Tommaso si fa largo nell'ampio spiazzale. Quando, nel 2020, Amaco ha deciso di esternalizzare il servizio, l'azienda "Top Drive" l'ha mandato qui da Catanzaro a svolgere il lavoro di capofficina. «Il mio titolare mi controlla ogni dieci minuti per telefono. Questo autobus (e ne indica uno col motore acceso) è pronto a partire da un pezzo, ma nessuno viene a chiedere conto del perché non sia ancora uscito. Se il pubblico non funziona, forse un motivo c'è». Poi si allontana e cerca di riportare in vita un vecchio pullman a gasolio che l'Atam di Reggio Calabria ha messo a disposizione dell'Amaco: «È stato immatricolato nel lontano 2002. Andrebbe bene soltanto come mezzo sostitutivo, invece finora è stato utilizzato per le corse giornaliere».

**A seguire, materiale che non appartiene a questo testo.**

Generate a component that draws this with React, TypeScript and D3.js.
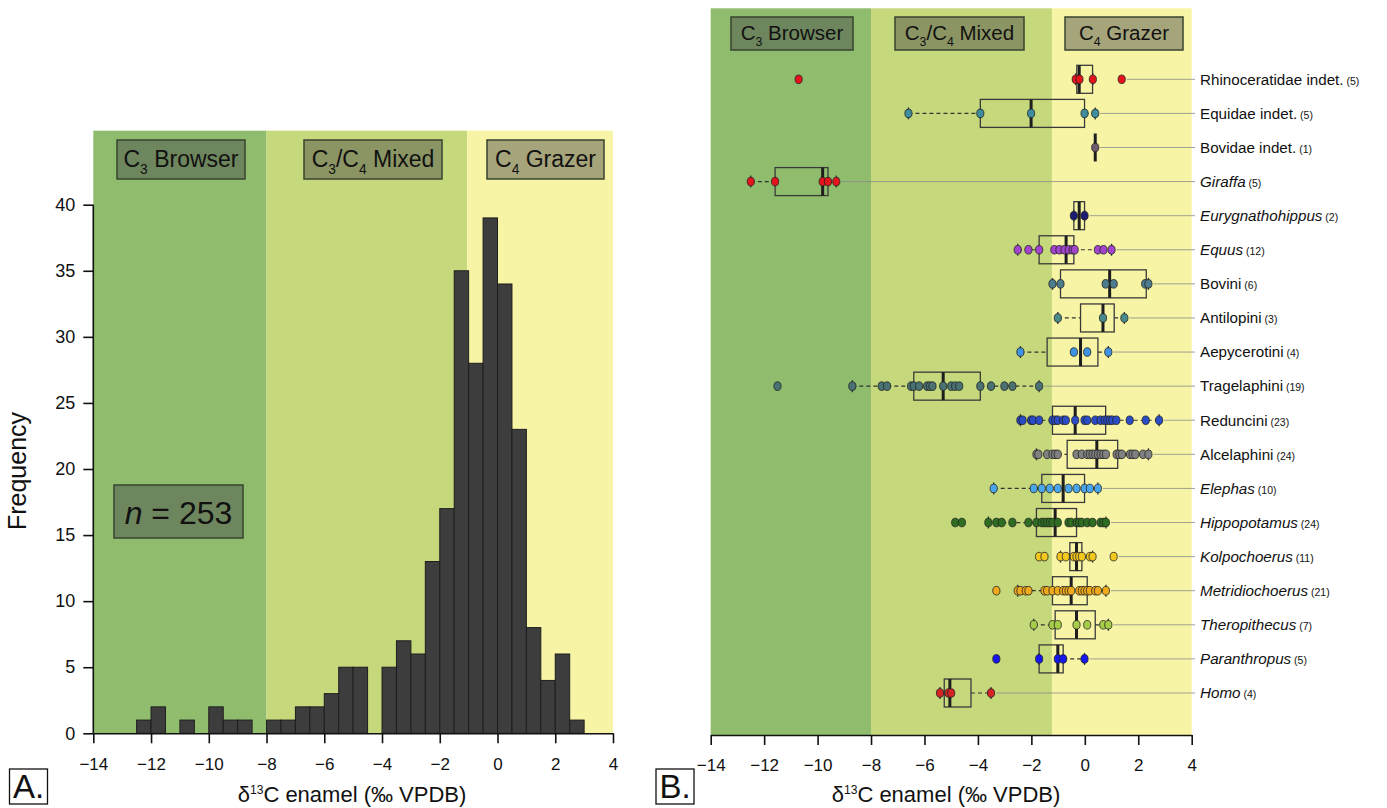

Al secondo piano del palazzone famoso per la sua facciata gialla, il direttore di Amaco Francesco La Valle sfoglia le diciotto pagine della sentenza della Corte di Appello senza troppa meraviglia: «Purtroppo sapevo che sarebbe finita in questo modo».
Preferisce non scendere nei dettagli, ma una cosa la dice: «Alla luce del fallimento, per i prossimi cinque anni, il Comune di Cosenza non potrà creare una nuova società che si occupi del trasporto pubblico in città». Disdetti tutti gli impegni, il direttore La Valle lunedì prossimo sarà presente alla riunione d'urgenza convocata dal sindaco Franz Caruso. «I lavoratori devono sapere che sono al loro fianco. Lo scriva, per favore». Il giudice delegato ha autorizzato la prosecuzione d'impresa fino al prossimo mese di settembre. Il resto si vedrà.